Keeping LLC Liability Protections in Hard Times

For many entrepreneurs, the LLC entity has served them well in the past years. However, circumstances may have changed dramatically in the past months. We are hearing of people whose businesses are unable to get credit necessary for carrying on usual operations. For some business owners this is an inconvenience, as they have other sources of money to advance to the LLC. For others, the unavailability of credit can be a disaster.

Of utmost importance is maintaining the liability shield in order to protect your personal assets from LLC creditors. For general information on protecting your assets, see these other articles in this website:

More specific actions to take or avoid will be discussed below.

It is important to pay all bills of the LLC out of the LLC checking account, not out of the owner’s personal account. Also, income to the LLC should come through the LLC checking account. Keeping these requirements in mind will help preserve the separateness of your LLC entity.

This article assumes the following:

  1. When the LLC was created, it was set up with a reasonable amount of capital investment,
  2. The LLC has been operating for some time, and
  3. The LLC is now facing serious cash flow problems.

If the owner-member decides to continue the operation of the LLC, the owner must be careful about taking cash distributions from the LLC. In Washington, the LLC statutes prohibit a distribution to a member if the LLC, after the distribution, would not be able to pay its debts as they become due in the usual course of business. The same statute prohibits a distribution to a member if the distribution causes the LLC to have a negative net worth (assets are less than liabilities).

The statute has some exceptions, and these can get complicated. So, if you are facing an LLC insolvency, you should talk to your accountant and/or attorney about how to proceed. The statute also states that if a person knowingly makes a distribution in violation of these principles, that person is liable to the LLC for the amount of the distribution.

If an LLC is insolvent and the member or members decide to advance funds to the LLC, the members should consider alternative ways to put money into the LLC while keeping personal assets shielded.

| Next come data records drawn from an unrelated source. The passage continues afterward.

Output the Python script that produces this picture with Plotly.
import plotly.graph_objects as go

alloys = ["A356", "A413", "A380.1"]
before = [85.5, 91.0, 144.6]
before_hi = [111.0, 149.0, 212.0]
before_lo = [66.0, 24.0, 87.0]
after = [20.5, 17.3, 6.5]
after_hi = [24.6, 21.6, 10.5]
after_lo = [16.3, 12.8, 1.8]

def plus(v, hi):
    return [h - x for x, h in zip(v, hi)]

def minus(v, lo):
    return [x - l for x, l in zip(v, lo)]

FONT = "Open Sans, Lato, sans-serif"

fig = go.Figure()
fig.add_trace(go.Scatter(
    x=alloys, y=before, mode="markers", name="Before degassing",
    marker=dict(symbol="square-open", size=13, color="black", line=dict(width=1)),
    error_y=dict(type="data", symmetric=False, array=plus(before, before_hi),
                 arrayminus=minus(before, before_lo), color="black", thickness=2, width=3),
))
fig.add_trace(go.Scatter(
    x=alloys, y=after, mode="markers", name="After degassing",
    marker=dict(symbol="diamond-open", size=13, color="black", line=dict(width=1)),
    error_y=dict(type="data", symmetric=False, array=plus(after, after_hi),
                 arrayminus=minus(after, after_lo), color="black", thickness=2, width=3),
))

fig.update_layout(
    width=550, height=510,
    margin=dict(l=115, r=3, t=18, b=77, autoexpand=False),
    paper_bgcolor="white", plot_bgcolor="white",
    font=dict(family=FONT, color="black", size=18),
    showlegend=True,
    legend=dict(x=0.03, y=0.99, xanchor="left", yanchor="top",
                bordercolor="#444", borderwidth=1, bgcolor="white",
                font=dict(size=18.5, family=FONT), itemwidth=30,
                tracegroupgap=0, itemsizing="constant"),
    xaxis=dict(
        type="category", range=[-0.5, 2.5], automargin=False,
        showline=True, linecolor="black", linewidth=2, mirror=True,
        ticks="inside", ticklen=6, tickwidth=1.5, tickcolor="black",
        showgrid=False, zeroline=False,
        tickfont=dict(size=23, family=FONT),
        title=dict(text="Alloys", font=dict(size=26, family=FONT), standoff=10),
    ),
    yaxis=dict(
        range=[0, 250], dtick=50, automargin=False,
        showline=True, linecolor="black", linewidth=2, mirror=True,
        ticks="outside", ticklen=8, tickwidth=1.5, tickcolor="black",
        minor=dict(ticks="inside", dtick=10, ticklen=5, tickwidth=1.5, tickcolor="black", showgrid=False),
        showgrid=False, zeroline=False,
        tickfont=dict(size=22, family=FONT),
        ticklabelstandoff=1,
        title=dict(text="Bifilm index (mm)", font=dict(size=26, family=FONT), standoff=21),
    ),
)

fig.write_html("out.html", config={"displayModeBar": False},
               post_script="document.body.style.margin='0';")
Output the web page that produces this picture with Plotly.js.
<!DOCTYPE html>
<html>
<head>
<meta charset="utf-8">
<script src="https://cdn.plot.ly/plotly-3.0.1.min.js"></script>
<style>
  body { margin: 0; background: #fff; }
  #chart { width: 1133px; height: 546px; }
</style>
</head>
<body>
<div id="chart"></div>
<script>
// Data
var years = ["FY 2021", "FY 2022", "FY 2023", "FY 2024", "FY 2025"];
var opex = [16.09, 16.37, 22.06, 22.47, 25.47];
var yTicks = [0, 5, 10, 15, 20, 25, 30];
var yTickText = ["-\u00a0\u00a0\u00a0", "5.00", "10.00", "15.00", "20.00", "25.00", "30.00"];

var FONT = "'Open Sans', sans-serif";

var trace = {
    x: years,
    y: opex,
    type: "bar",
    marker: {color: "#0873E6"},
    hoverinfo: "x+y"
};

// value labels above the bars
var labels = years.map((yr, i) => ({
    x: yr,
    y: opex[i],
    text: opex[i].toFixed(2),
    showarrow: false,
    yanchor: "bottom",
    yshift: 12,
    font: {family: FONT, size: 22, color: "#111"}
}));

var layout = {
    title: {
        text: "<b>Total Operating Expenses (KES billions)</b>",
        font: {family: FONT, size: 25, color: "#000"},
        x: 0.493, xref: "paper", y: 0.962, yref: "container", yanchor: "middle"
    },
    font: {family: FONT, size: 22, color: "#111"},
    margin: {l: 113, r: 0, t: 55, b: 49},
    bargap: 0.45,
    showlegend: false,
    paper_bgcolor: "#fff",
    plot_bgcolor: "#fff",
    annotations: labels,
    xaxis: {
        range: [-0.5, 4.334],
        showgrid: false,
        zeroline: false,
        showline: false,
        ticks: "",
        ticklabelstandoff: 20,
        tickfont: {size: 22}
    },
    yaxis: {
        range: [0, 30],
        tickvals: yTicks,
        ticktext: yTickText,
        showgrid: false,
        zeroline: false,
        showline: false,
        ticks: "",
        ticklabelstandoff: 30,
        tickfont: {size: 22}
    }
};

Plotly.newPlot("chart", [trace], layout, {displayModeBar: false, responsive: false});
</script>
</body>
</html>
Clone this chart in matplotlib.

If funds are loaned to the LLC, the transaction should be properly documented with a promissory note and, if possible, a security interest. Additional capital can also be contributed to the LLC. These different methods of adding cash to the LLC have different consequences and should be discussed with your accountant and/or attorney.

If it becomes time to terminate the operations of the LLC, note that the Washington statutes are very specific on this process. There is a process for “winding up” the affairs of the LLC, by which the owner(s) may wind up the affairs of the LLC following the statutory requirements. Alternatively, a person can apply to a court for a court-supervised winding up of the company’s affairs. In some cases the LLC owners should consider a federal bankruptcy proceeding to terminate the operations of the LLC.

After the winding up process, the LLC can file a “certificate of cancellation” which will terminate the LLC’s existence. Owners should be very careful about filing a certificate of cancellation because filing a certificate may prevent the LLC from being able to counter-sue or make cross complaints in the event unanticipated claims or lawsuits are made against the LLC. There have been a number of cases in the last couple of years which address the consequences of canceling an LLC when there are still outstanding claims against it.

Many of the principles discussed in this short article on LLCs will be likewise applicable to closely held corporations. But, the details for corporations are in separate statutes, and the principles are similar but not the same.